***** SUPPLIED RECORDS

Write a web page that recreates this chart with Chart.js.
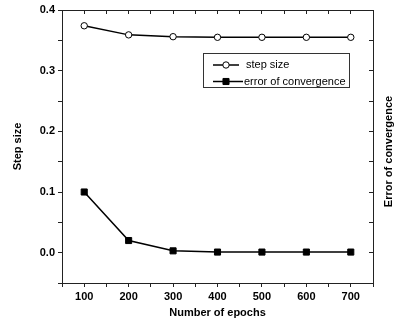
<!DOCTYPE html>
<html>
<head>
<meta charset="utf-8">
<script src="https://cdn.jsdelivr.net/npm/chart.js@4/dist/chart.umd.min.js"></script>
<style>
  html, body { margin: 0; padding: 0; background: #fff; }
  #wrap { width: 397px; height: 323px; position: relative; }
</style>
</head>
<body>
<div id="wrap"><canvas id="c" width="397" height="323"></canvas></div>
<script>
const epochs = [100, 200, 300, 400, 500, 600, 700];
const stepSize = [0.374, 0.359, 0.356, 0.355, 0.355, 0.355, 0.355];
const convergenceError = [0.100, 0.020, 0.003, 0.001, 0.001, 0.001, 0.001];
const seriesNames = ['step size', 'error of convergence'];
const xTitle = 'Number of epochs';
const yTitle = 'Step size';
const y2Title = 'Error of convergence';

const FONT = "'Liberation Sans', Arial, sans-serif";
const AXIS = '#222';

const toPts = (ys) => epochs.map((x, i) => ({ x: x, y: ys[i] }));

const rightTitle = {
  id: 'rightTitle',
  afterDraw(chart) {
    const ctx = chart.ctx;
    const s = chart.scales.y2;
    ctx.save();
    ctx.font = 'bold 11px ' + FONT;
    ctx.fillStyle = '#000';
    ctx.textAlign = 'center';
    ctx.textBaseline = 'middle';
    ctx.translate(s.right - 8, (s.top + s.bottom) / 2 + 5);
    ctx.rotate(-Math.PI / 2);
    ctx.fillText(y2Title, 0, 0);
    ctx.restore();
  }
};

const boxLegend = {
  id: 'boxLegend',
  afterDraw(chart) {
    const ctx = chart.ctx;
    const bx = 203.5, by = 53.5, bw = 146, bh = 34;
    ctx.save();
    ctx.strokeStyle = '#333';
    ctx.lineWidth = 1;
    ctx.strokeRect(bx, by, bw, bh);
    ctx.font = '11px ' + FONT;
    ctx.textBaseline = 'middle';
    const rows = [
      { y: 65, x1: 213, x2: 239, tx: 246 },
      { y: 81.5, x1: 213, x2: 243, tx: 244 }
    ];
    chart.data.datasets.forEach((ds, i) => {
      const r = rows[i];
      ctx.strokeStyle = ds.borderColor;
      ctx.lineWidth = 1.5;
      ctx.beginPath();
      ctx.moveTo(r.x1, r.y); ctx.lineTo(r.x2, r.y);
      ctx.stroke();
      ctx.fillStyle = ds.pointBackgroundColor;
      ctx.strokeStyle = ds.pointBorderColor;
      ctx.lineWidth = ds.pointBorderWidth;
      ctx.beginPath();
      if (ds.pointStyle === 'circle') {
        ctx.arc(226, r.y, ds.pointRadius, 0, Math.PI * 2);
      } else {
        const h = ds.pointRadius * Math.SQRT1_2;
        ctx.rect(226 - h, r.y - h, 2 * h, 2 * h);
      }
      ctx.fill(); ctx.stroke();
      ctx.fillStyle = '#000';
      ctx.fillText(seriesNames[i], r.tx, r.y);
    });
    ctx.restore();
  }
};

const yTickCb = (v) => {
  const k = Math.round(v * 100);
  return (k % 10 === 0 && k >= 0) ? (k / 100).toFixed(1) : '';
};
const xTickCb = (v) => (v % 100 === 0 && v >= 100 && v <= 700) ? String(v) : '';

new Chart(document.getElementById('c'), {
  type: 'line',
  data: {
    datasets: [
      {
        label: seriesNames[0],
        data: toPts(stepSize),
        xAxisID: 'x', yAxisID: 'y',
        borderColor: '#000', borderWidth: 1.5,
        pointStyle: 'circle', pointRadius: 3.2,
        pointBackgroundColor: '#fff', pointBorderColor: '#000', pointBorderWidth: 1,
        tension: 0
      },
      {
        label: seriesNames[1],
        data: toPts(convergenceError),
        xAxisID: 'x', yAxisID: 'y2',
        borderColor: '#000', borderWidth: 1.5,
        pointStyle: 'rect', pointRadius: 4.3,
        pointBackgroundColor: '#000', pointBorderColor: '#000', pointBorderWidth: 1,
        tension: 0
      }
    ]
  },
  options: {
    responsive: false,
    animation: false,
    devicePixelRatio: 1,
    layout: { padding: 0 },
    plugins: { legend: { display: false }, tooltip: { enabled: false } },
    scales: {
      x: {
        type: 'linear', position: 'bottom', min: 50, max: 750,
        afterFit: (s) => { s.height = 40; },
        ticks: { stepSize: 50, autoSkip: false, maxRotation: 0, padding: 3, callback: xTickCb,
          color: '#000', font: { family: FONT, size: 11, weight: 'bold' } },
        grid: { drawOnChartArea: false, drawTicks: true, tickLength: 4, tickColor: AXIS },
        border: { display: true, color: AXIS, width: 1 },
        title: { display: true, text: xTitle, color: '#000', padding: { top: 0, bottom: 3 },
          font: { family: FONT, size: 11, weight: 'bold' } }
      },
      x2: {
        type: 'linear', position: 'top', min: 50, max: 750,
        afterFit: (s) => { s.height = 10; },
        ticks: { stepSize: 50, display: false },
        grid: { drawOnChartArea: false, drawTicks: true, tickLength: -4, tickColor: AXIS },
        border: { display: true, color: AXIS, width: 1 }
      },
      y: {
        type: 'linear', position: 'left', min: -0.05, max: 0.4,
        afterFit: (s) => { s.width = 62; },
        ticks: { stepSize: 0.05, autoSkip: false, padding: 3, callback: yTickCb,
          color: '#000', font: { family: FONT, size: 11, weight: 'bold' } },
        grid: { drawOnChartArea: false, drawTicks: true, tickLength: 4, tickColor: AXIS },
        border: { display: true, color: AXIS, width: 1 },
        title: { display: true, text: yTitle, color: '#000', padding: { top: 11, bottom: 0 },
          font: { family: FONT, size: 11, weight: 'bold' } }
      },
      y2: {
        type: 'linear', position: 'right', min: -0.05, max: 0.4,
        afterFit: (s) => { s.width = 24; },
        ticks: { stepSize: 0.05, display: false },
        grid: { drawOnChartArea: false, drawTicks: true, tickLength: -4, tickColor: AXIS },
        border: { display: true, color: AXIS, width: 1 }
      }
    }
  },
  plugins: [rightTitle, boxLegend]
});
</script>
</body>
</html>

**********
***** SUPPLIED RECORDS

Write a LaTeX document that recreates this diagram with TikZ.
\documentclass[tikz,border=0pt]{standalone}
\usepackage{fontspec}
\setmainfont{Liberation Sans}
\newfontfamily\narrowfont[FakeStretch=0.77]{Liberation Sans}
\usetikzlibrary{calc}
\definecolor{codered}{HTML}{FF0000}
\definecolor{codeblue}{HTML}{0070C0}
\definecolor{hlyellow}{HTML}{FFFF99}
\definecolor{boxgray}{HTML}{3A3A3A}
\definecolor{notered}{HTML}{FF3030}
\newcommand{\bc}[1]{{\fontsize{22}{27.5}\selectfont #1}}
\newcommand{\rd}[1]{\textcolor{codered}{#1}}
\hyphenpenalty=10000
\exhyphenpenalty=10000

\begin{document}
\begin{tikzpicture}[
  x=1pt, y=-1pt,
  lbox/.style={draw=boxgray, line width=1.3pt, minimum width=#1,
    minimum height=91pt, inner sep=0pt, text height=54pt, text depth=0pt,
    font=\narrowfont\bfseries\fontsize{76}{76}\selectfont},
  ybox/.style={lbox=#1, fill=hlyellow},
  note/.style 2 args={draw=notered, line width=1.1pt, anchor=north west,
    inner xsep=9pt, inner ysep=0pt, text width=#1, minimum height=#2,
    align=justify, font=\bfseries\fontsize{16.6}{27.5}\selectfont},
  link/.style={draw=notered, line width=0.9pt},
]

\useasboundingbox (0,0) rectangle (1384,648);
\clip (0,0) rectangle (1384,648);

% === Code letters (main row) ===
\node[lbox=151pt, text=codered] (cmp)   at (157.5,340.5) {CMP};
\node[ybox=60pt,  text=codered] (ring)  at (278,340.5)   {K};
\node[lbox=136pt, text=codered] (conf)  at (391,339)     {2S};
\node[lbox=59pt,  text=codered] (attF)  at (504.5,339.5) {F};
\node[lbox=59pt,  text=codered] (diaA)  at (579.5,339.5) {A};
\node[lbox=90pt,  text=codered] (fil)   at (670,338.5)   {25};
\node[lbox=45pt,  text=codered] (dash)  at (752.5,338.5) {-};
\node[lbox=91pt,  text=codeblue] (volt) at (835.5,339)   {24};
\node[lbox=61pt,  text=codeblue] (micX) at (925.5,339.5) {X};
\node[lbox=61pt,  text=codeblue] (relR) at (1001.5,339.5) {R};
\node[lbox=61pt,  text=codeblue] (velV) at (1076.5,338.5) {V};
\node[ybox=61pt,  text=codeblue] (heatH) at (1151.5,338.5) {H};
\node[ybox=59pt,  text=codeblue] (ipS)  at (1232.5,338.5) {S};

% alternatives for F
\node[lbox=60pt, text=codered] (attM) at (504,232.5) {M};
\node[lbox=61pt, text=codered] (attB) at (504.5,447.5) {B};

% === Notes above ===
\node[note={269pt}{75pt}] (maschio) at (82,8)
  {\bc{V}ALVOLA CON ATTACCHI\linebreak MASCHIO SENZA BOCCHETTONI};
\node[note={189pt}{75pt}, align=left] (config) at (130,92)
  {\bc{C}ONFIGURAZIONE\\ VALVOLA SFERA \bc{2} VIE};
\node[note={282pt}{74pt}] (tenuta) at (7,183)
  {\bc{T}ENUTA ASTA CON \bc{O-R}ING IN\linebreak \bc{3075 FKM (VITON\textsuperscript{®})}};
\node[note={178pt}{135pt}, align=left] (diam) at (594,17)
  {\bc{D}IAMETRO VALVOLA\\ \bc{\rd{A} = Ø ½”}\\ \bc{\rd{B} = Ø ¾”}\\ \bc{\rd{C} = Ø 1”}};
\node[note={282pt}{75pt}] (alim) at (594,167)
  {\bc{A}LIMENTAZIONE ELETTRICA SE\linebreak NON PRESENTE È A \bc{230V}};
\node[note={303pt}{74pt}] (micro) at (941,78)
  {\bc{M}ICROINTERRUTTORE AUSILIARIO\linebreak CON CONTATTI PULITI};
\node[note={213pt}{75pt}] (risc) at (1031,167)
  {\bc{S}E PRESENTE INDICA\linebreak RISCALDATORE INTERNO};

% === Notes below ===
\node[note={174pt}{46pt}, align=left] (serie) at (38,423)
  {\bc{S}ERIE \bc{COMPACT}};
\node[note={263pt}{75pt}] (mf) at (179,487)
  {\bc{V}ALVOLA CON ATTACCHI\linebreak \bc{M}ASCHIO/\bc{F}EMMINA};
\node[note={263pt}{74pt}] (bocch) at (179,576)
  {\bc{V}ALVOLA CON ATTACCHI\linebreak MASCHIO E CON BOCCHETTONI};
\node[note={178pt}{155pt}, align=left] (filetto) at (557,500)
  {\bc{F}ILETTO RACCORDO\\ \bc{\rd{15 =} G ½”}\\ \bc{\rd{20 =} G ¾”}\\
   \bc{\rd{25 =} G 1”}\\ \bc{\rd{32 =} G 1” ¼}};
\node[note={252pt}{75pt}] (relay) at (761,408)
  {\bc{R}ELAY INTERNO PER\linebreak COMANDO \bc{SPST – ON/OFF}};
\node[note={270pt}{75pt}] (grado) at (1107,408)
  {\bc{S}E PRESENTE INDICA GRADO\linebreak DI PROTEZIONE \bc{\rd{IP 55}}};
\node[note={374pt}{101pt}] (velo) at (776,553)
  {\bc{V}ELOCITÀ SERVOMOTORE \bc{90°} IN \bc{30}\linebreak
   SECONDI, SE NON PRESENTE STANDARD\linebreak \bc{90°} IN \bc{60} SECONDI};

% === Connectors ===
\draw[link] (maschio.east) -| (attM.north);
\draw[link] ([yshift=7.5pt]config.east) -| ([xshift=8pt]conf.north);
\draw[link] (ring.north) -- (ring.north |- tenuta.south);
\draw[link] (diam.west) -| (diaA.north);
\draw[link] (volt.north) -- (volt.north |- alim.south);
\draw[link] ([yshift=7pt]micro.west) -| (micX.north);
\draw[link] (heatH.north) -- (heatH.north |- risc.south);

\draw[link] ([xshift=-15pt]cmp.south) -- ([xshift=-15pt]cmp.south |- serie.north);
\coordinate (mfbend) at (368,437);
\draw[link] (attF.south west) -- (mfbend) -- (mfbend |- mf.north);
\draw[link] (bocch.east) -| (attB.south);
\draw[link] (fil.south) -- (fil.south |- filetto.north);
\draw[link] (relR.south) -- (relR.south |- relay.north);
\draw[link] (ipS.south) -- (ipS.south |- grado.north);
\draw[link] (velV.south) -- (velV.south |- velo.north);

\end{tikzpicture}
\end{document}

**********

* _EXERCISE DIRECTIONS_
Restate word for word the part that opens with the line containing "Write a web" and closes with the line containing "const toPts = (ys)", both ends included, and nothing else. Omit any images.

* _RESULT BELOW_
Write a web page that recreates this chart with Chart.js.
<!DOCTYPE html>
<html>
<head>
<meta charset="utf-8">
<script src="https://cdn.jsdelivr.net/npm/chart.js@4/dist/chart.umd.min.js"></script>
<style>
  html, body { margin: 0; padding: 0; background: #fff; }
  #wrap { width: 397px; height: 323px; position: relative; }
</style>
</head>
<body>
<div id="wrap"><canvas id="c" width="397" height="323"></canvas></div>
<script>
const epochs = [100, 200, 300, 400, 500, 600, 700];
const stepSize = [0.374, 0.359, 0.356, 0.355, 0.355, 0.355, 0.355];
const convergenceError = [0.100, 0.020, 0.003, 0.001, 0.001, 0.001, 0.001];
const seriesNames = ['step size', 'error of convergence'];
const xTitle = 'Number of epochs';
const yTitle = 'Step size';
const y2Title = 'Error of convergence';

const FONT = "'Liberation Sans', Arial, sans-serif";
const AXIS = '#222';

const toPts = (ys) => epochs.map((x, i) => ({ x: x, y: ys[i] }));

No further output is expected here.